While the Greeks of the classical era understood themselves to belong to a common Greek genos their first loyalty was to their city and they saw nothing incongruous about warring, often brutally, with other Greek city-states. The Peloponnesian War, the large scale Greek civil war between Athens and Sparta and their allies, is a case in point.
Most of the feuding Greek city-states were, in some scholars' opinions, united under the banner of Philip's and Alexander the Great's pan-Hellenic ideals, though others might generally opt, rather, for an explanation of "Macedonian conquest for the sake of conquest" or at least conquest for the sake of riches, glory and power and view the "ideal" as useful propaganda directed towards the city-states.

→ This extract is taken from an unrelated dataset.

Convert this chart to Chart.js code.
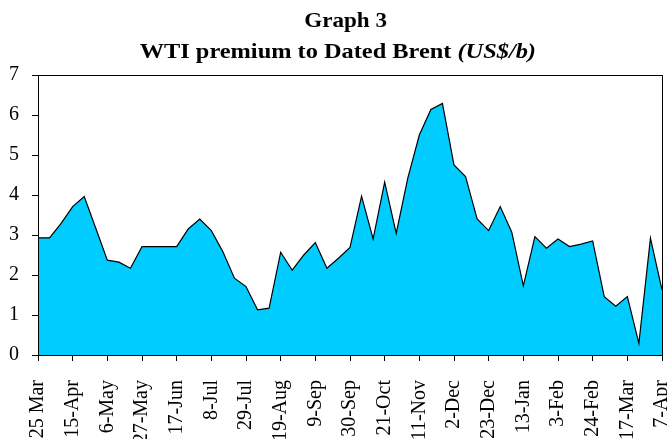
<!DOCTYPE html>
<html>
<head>
<meta charset="utf-8">
<script src="https://cdn.jsdelivr.net/npm/chart.js@4"></script>
<style>
  body { margin:0; background:#fff; overflow:hidden; }
  #wrap { position:relative; width:667px; height:439px; }
  .ttl { position:absolute; left:0; width:667px; text-align:center;
         font-family:"Liberation Serif","Times New Roman",serif; font-weight:bold;
         font-size:21px; line-height:30px; color:#000; white-space:nowrap; }
  .ttl span { display:inline-block; }
</style>
</head>
<body>
<div id="wrap">
  <canvas id="myChart" width="667" height="439"></canvas>
  <div class="ttl" style="top:5px;padding-left:24px;width:643px"><span style="transform:scaleX(1.1)">Graph 3</span></div>
  <div class="ttl" style="top:36px;padding-left:9px;width:658px"><span style="transform:scaleX(1.16)">WTI premium to Dated Brent <i>(US$/b)</i></span></div>
</div>
<script>
  // weekly dates, every 3rd one is labelled
  const weeks = ['25 Mar','1-Apr','8-Apr','15-Apr','22-Apr','29-Apr','6-May','13-May','20-May','27-May',
    '3-Jun','10-Jun','17-Jun','24-Jun','1-Jul','8-Jul','15-Jul','22-Jul','29-Jul','5-Aug',
    '12-Aug','19-Aug','26-Aug','2-Sep','9-Sep','16-Sep','23-Sep','30-Sep','7-Oct','14-Oct',
    '21-Oct','28-Oct','4-Nov','11-Nov','18-Nov','25-Nov','2-Dec','9-Dec','16-Dec','23-Dec',
    '30-Dec','6-Jan','13-Jan','20-Jan','27-Jan','3-Feb','10-Feb','17-Feb','24-Feb','3-Mar',
    '10-Mar','17-Mar','24-Mar','31-Mar','7-Apr'];

  const premium = [2.93,2.93,3.29,3.71,3.96,3.17,2.37,2.32,2.17,2.71,
    2.71,2.71,2.71,3.15,3.40,3.11,2.58,1.92,1.71,1.13,
    1.17,2.57,2.12,2.50,2.81,2.17,2.42,2.69,3.97,2.90,
    4.32,3.04,4.42,5.50,6.14,6.29,4.75,4.46,3.40,3.11,
    3.71,3.07,1.73,2.96,2.67,2.90,2.71,2.77,2.85,1.46,
    1.22,1.46,0.29,2.92,1.63];

  const yTicks = [0,1,2,3,4,5,6,7];

  const tickFont = { family:'"Liberation Serif","Times New Roman",serif', size:20 };

  const boxPlugin = {
    id:'box',
    afterDatasetsDraw(chart){
      const a = chart.chartArea, c = chart.ctx;
      c.save();
      c.strokeStyle = '#000';
      c.lineWidth = 1;
      c.strokeRect(Math.round(a.left)+0.5, Math.round(a.top)+0.5,
        Math.round(a.right-a.left), Math.round(a.bottom-a.top));
      c.restore();
    }
  };

  const ctx = document.getElementById('myChart');

  new Chart(ctx, {
    type:'line',
    data:{
      labels:weeks,
      datasets:[{
        data:premium,
        borderColor:'#000',
        borderWidth:1.2,
        backgroundColor:'#00CCFF',
        fill:'origin',
        pointRadius:0,
        tension:0
      }]
    },
    options:{
      responsive:false,
      animation:false,
      layout:{ padding:{ top:75, right:5, left:0, bottom:0 } },
      plugins:{ legend:{ display:false }, tooltip:{ enabled:false } },
      scales:{
        x:{
          offset:false,
          afterFit(s){ s.height = 84; s.paddingLeft = 0; s.paddingRight = 5; },
          border:{ color:'#000', width:1 },
          grid:{
            drawOnChartArea:false,
            tickLength:6,
            tickColor:(c)=> c.index % 3 === 0 ? '#000' : 'rgba(0,0,0,0)'
          },
          ticks:{
            autoSkip:false,
            maxRotation:90,
            minRotation:90,
            padding:19,
            color:'#000',
            font:tickFont,
            callback:function(v, i){ return i % 3 === 0 ? weeks[i] : ''; }
          }
        },
        y:{
          min:yTicks[0],
          max:yTicks[yTicks.length-1],
          afterFit(s){ s.width = 38; s.paddingTop = 0; s.paddingBottom = 0; },
          border:{ color:'#000', width:1 },
          grid:{ drawOnChartArea:false, tickLength:6, color:'#000' },
          ticks:{ stepSize:1, padding:13, color:'#000', font:tickFont }
        }
      }
    },
    plugins:[boxPlugin]
  });
</script>
</body>
</html>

In any case, Alexander's toppling of the Achaemenid Empire, after his victories at the battles of the Granicus, Issus and Gaugamela, and advance as far as modern-day Pakistan and Tajikistan, provided an important outlet for Greek culture, via the creation of colonies and trade routes along the way. While the Alexandrian empire did not survive its creator's death intact, the cultural implications of the spread of Hellenism across much of the Middle East and Asia were to prove long lived as Greek became the ''lingua franca'', a position it retained even in Roman times. Many Greeks migrated to Alexandria, Antioch, Seleucia and many other new Hellenistic cities founded in Alexander's wake. Two thousand years later, there are still communities in Pakistan and Afghanistan, like the Kalash, who claim to be descended from Greek settlers.
Hellenistic
The
Hellenistic civilization was the next period of Greek civilization, the beginnings of which are usually placed at Alexander's death. This
Hellenistic age, so called because it saw the partial
Hellenization of many non-Greek cultures, lasted until the conquest of
Egypt by Rome in 30 BC.
This age saw the Greeks move towards larger cities and a reduction in the importance of the city-state. These larger cities were parts of the still larger Kingdoms of the Diadochi. Greeks, however, remained aware of their past, chiefly through the study of the works of Homer and the classical authors. An important factor in maintaining Greek identity was contact with ''barbarian'' (non-Greek) peoples which was deepened in the new cosmopolitan environment of the multi-ethnic Hellenistic kingdoms. This led to a strong desire among Greeks to organize the transmission of the Hellenic ''paideia'' to the next generation.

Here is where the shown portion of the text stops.